Typically, we feel a sense of excitement this time of year. Even after 20-30 years of teaching elementary students and high schoolers, there is something exciting about the first day of school.

Not this year.

We are teachers and state representatives and we both have concerns about our re-entry plans at a time when COVID-19 numbers are escalating, businesses are shuttering their doors again and people are masking up. We are not alone in our concerns, as every teacher we have talked to is losing sleep over the return to school.

When we talk about reopening schools, we must not overlook the fact that COVID-19 has only exacerbated the struggles that teachers were already facing: a statewide teacher shortage, poor teacher pay and an insufficient number of substitute teachers.

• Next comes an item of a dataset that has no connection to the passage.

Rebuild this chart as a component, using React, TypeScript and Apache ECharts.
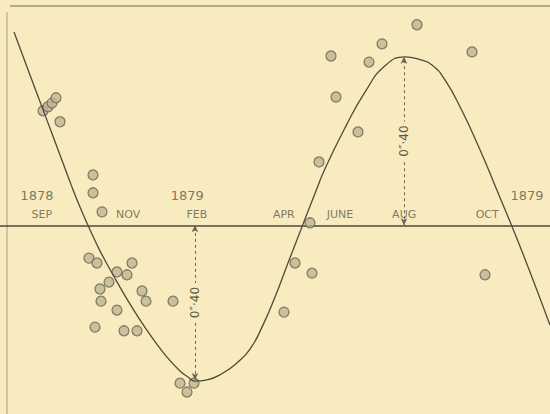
import React, { useEffect, useRef } from "react";
import * as echarts from "echarts";

// x: months (chart scale), y: arcseconds
const curveX = [0.395, 0.845, 1.268, 1.691, 2.029, 2.311, 2.536, 2.818, 3.185, 3.579, 3.945, 4.312, 4.706, 5.073, 5.298, 5.495, 5.834, 6.285, 6.679, 7.046, 7.384, 7.75, 8.116, 8.511, 8.849, 9.159, 9.723, 10.286, 10.85, 11.414, 11.836, 12.175, 12.541, 13.02, 13.527, 13.978, 14.401, 14.936, 15.5];
const curveY = [0.476, 0.37, 0.272, 0.173, 0.094, 0.033, -0.011, -0.063, -0.122, -0.182, -0.233, -0.28, -0.325, -0.359, -0.374, -0.384, -0.381, -0.364, -0.339, -0.305, -0.251, -0.177, -0.093, -0.004, 0.072, 0.139, 0.24, 0.328, 0.393, 0.415, 0.408, 0.395, 0.358, 0.282, 0.186, 0.092, 0.003, -0.115, -0.246];

const obsX = [1.212, 1.353, 1.465, 1.578, 1.691, 2.621, 2.621, 2.875, 2.508, 2.734, 3.72, 3.297, 3.579, 3.072, 2.818, 4.002, 2.846, 4.115, 4.875, 3.297, 2.677, 3.495, 3.861, 5.073, 5.467, 5.27, 8.003, 8.314, 8.793, 8.736, 8.99, 9.469, 10.089, 9.328, 10.399, 10.766, 11.752, 13.302, 13.668];
const obsY = [0.282, 0.292, 0.301, 0.314, 0.255, 0.124, 0.08, 0.033, -0.081, -0.093, -0.093, -0.115, -0.122, -0.14, -0.157, -0.162, -0.187, -0.187, -0.187, -0.209, -0.251, -0.26, -0.26, -0.389, -0.389, -0.411, -0.214, -0.093, -0.118, 0.006, 0.156, 0.316, 0.23, 0.417, 0.402, 0.447, 0.494, 0.427, -0.122];

const monthNames = ["SEP", "NOV", "FEB", "APR", "JUNE", "AUG", "OCT"];
const monthAt = [1.18, 3.61, 5.55, 8.0, 9.58, 11.39, 13.73];
const yearNames = ["1878", "1879", "1879"];
const yearAt = [1.04, 5.28, 14.85];

const ampAt = [5.495, 11.385];
const ampValue = [-0.381, 0.415];
const ampText = "0″·40";

const BG = "#f7ebbf";
const INK = "#4f4a3a";
const TEXT = "#5f5a47";

export default function App() {
  const ref = useRef<HTMLDivElement>(null);
  useEffect(() => {
    document.body.style.margin = "0";
    const chart = echarts.init(ref.current!, null, { renderer: "svg" });
    const monthY = 0.0266;
    const yearY = 0.0734;
    chart.setOption({
      animation: false,
      backgroundColor: BG,
      grid: { left: 0, right: 0, top: 0, bottom: 0 },
      xAxis: {
        type: "value",
        min: 0,
        max: 15.5,
        axisLine: { show: true, onZero: true, lineStyle: { color: INK, width: 1.5 } },
        axisTick: { show: false },
        axisLabel: { show: false },
        splitLine: { show: false },
      },
      yAxis: {
        type: "value",
        min: -0.465,
        max: 0.555,
        axisLine: { show: false },
        axisTick: { show: false },
        axisLabel: { show: false },
        splitLine: { show: false },
      },
      graphic: [
        { type: "line", shape: { x1: 10, y1: 6, x2: 550, y2: 6 }, style: { stroke: "#6e6a5a", lineWidth: 1 }, silent: true },
        { type: "line", shape: { x1: 7, y1: 12, x2: 7, y2: 414 }, style: { stroke: "#b3ad92", lineWidth: 1.2 }, silent: true },
      ],
      series: [
        {
          type: "line",
          data: curveX.map((x, i) => [x, curveY[i]]),
          smooth: 0.5,
          showSymbol: false,
          lineStyle: { color: INK, width: 1.3 },
          silent: true,
          markLine: {
            silent: true,
            symbol: ["arrow", "arrow"],
            symbolSize: [5, 7],
            lineStyle: { color: "#6a6450", type: [3, 3], width: 1 },
            label: {
              show: true,
              position: "middle",
              distance: 0,
              verticalAlign: "middle",
              formatter: ampText,
              color: "#5e5946",
              fontSize: 12,
              fontFamily: "DejaVu Sans",
              backgroundColor: BG,
              padding: [1, 4],
            },
            data: ampAt.map((x, i) =>
              ampValue[i] < 0
                ? [{ coord: [x, ampValue[i]] }, { coord: [x, 0] }]
                : [{ coord: [x, 0] }, { coord: [x, ampValue[i]] }]
            ),
          },
        },
        {
          type: "scatter",
          data: obsX.map((x, i) => [x, obsY[i]]),
          symbol: "circle",
          symbolSize: 10,
          itemStyle: { color: "#bdb693", borderColor: "#6d6853", borderWidth: 1.3 },
          silent: true,
        },
        {
          type: "scatter",
          symbolSize: 0,
          silent: true,
          data: monthNames.map((n, i) => ({ name: n, value: [monthAt[i], monthY] })),
          label: {
            show: true,
            position: "inside",
            formatter: (p: any) => p.name,
            color: TEXT,
            fontSize: 11,
            fontFamily: "DejaVu Sans",
          },
        },
        {
          type: "scatter",
          symbolSize: 0,
          silent: true,
          data: yearNames.map((n, i) => ({ name: n, value: [yearAt[i], yearY] })),
          label: {
            show: true,
            position: "inside",
            formatter: (p: any) => p.name,
            color: TEXT,
            fontSize: 13,
            fontFamily: "DejaVu Sans",
          },
        },
      ],
    });
    return () => chart.dispose();
  }, []);
  return <div ref={ref} style={{ position: "absolute", left: 0, top: 0, width: 550, height: 414 }} />;
}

As educators, the attack on our profession over the last ten years has been relentless, and as a result, our teacher vacancies go unfilled during a normal school year, let alone this one. Furthermore, with a lack of subs to fill in when they’re gone, teachers have little wiggle room when it comes to taking any amount of time off, even if they get sick.

Going back to the classroom in the middle of a pandemic is no way to prepare our students for the educational challenges they will face. Asking people to inspire and educate the future generation is getting more and more difficult, especially considering the lack of help or concern shown from our General Assembly.

Leadership in the State Capitol has refused time and time again to deal with Indiana’s education crisis, and that was before the pandemic.

We know there are no simple solutions for the education crises that Hoosiers have witnessed for years, but we do know that the best people to help guide us through these challenges and find solutions are the ones out in the field. Unfortunately, those same people are the ones we are recklessly putting at risk.

There are two things that our Legislature and Governor can do to make this trying time a little less strained for teachers. One is to provide clarity, especially as our superintendents are thrown into making hurried decisions with little guidance. The other is to guarantee funding at 100 percent, regardless of a school’s chosen method of instruction. Until this happens, teachers and school administrators will be left confused and scared over what will happen if a school is forced to close because of an outbreak.

Decisions to keep schools open out of fear of loss of funding, even in the face of an outbreak, should be unacceptable to all Hoosiers.

Education is the foundation of our community. Indiana needs to take the lead and offer safe solutions for our children, our teachers and our schools. Anything less is unsafe and unconscionable.